Tree fund money was recently approved for expenditures on greenspace; this is a practical and sustainable approach to creating permanent corridors of ecosystem for enhancement and public enjoyment, with high social benefits and low public costs. In addition, preserving established tree canopy and soil is more valuable than replanting young trees on a freshly scraped residential lot with top soil removed.

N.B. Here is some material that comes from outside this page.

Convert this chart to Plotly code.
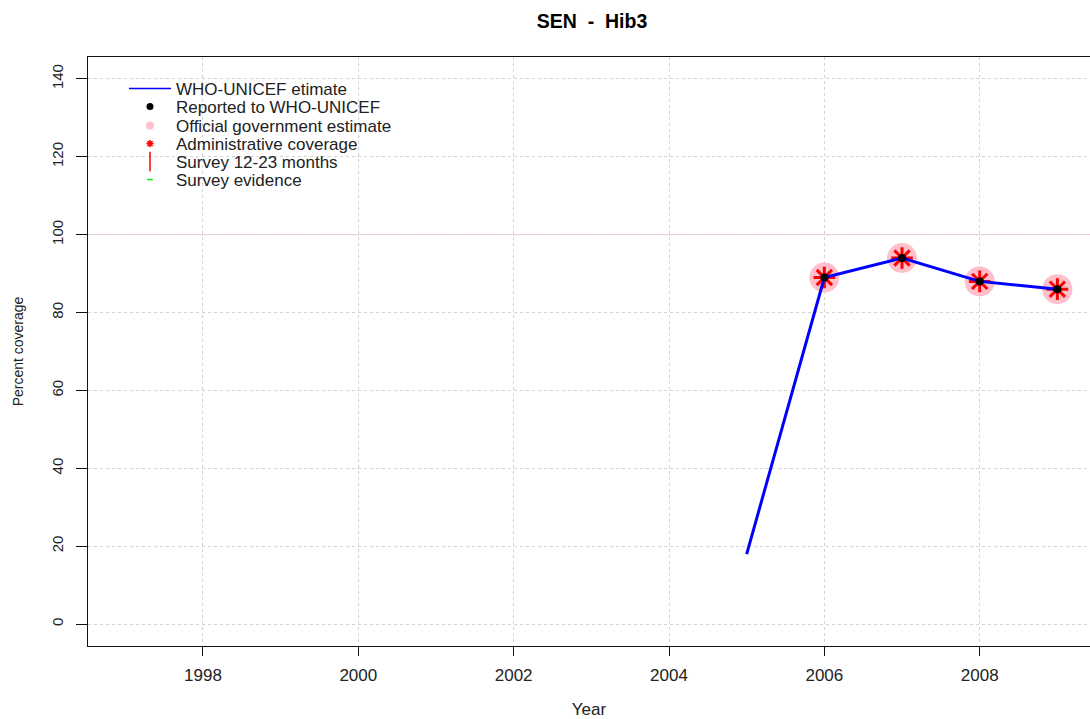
import plotly.graph_objects as go

years = [2005, 2006, 2007, 2008, 2009]
wuenic = [18, 89, 94, 88, 86]
reported_years = [2006, 2007, 2008, 2009]
reported = [89, 94, 88, 86]
official = [89, 94, 88, 86]
admin = [89, 94, 88, 86]
x_ticks = [1998, 2000, 2002, 2004, 2006, 2008]
y_ticks = [0, 20, 40, 60, 80, 100, 120, 140]
target = 100

font = "Liberation Sans, Arial, sans-serif"
TXT = "#222222"

L, T, B = 88, 57, 719 - 646
R = 0
PW = 1090 - L - R
PH = 719 - T - B

fig = go.Figure()
fig.add_trace(go.Scatter(x=reported_years, y=official, mode="markers",
                         marker=dict(symbol="circle", size=30, color="#FFC0CB"),
                         name="Official government estimate", showlegend=False))
fig.add_trace(go.Scatter(x=reported_years, y=admin, mode="markers",
                         marker=dict(symbol="asterisk-open", size=18, color="red",
                                     line=dict(color="red", width=3)),
                         name="Administrative coverage", showlegend=False))
fig.add_trace(go.Scatter(x=years, y=wuenic, mode="lines",
                         line=dict(color="blue", width=3),
                         name="WHO-UNICEF etimate", showlegend=False))
fig.add_trace(go.Scatter(x=reported_years, y=reported, mode="markers",
                         marker=dict(symbol="circle", size=8, color="black"),
                         name="Reported to WHO-UNICEF", showlegend=False))

# legend entries (one legend per row, to match the row spacing)
leg = [
    ("WHO-UNICEF etimate", dict(mode="lines", line=dict(color="blue", width=1.5))),
    ("Reported to WHO-UNICEF", dict(mode="markers", marker=dict(symbol="circle", size=7, color="black"))),
    ("Official government estimate", dict(mode="markers", marker=dict(symbol="circle", size=8, color="#FFC0CB"))),
    ("Administrative coverage", dict(mode="markers", marker=dict(symbol="asterisk-open", size=6, color="red",
                                                                 line=dict(color="red", width=1.5)))),
    ("Survey 12-23 months", dict(mode="markers", marker=dict(symbol="line-ns-open", size=14, color="red",
                                                             line=dict(color="red", width=1.5)))),
    ("Survey evidence", dict(mode="markers", marker=dict(symbol="line-ew-open", size=4, color="#00EE00",
                                                         line=dict(color="#00EE00", width=1.5)))),
]
row_y = [89, 107, 126, 144, 162, 180]
legend_layouts = {}
for i, (nm, kw) in enumerate(leg):
    key = "legend" if i == 0 else f"legend{i + 1}"
    fig.add_trace(go.Scatter(x=[None], y=[None], name=nm, legend=key, **kw))
    legend_layouts[key] = dict(
        x=(124 - L) / PW, xanchor="left",
        y=1 - (row_y[i] - T) / PH, yanchor="middle",
        bgcolor="rgba(0,0,0,0)", font=dict(size=17, color=TXT, family=font),
        itemwidth=42, borderwidth=0,
    )

fig.add_shape(type="line", xref="paper", x0=0, x1=1, yref="y", y0=target, y1=target,
              line=dict(color="#FFC0CB", width=1), layer="below")

axis_common = dict(showgrid=True, gridcolor="#D3D3D3", griddash="dot", gridwidth=1,
                   showline=True, linecolor="#111111", linewidth=1,
                   ticks="outside", tickcolor="#111111", tickwidth=1,
                   zeroline=False)

fig.update_layout(
    width=1090, height=719,
    margin=dict(l=L, r=R, t=T, b=B),
    paper_bgcolor="white", plot_bgcolor="white",
    title=dict(text="<b>SEN&nbsp;&nbsp;-&nbsp;&nbsp;Hib3</b>", x=592 / 1090, xanchor="center",
               y=1 - 21 / 719, yanchor="middle", font=dict(size=19.5, color="black", family=font)),
    xaxis=dict(range=[1996.52, 2009.42], tickvals=x_ticks, mirror=True, ticklen=9,
               ticklabelstandoff=5, tickfont=dict(size=17, color=TXT, family=font),
               title=dict(text="Year", font=dict(size=17, color=TXT, family=font), standoff=20),
               **axis_common),
    yaxis=dict(range=[-5.6, 145.6], tickvals=y_ticks, tickangle=-90, ticklen=11,
               ticklabelstandoff=7, tickfont=dict(size=15, color=TXT, family=font),
               title=dict(text="Percent coverage", font=dict(size=14, color=TXT, family=font), standoff=22),
               **axis_common),
    showlegend=True,
    **legend_layouts,
)

fig.write_html("out.html", config={"displayModeBar": False},
               post_script="document.body.style.margin='0';document.body.style.overflow='hidden';")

Consideration for context of trees, would be a more comprehensive environmental approach. Trees and sites in critical areas would be under higher levels of protection due to the higher environmental stakes at hand. Critical sites providing crucial environmental services need to be protected beyond typical levels of tree ordinance protection. Additionally, to reduce transaction cost, it would be prudent for these sites to be identified in advance, established as “protected sites,” and possibly purchased through eminent domain to keep the ecosystem services intact. The tree ordinance itself cannot function to meet all the needs of the environment, and a penalty assessed to a builder for impacting a 2-acre site, could be nominal in comparison to long-term environmental degradation. Greenspace corridors would allow for a higher level of sustainability, by mimicking natural unfragmented habitat. This, in conjunction with the purchase of pocket parks using tree fund money to purchase distressed properties, would enhance neighboring property values, offset any tax revenue lost on the acquisition, and improve quality of life at several points throughout the city by providing places for natural environmental development to re-establish.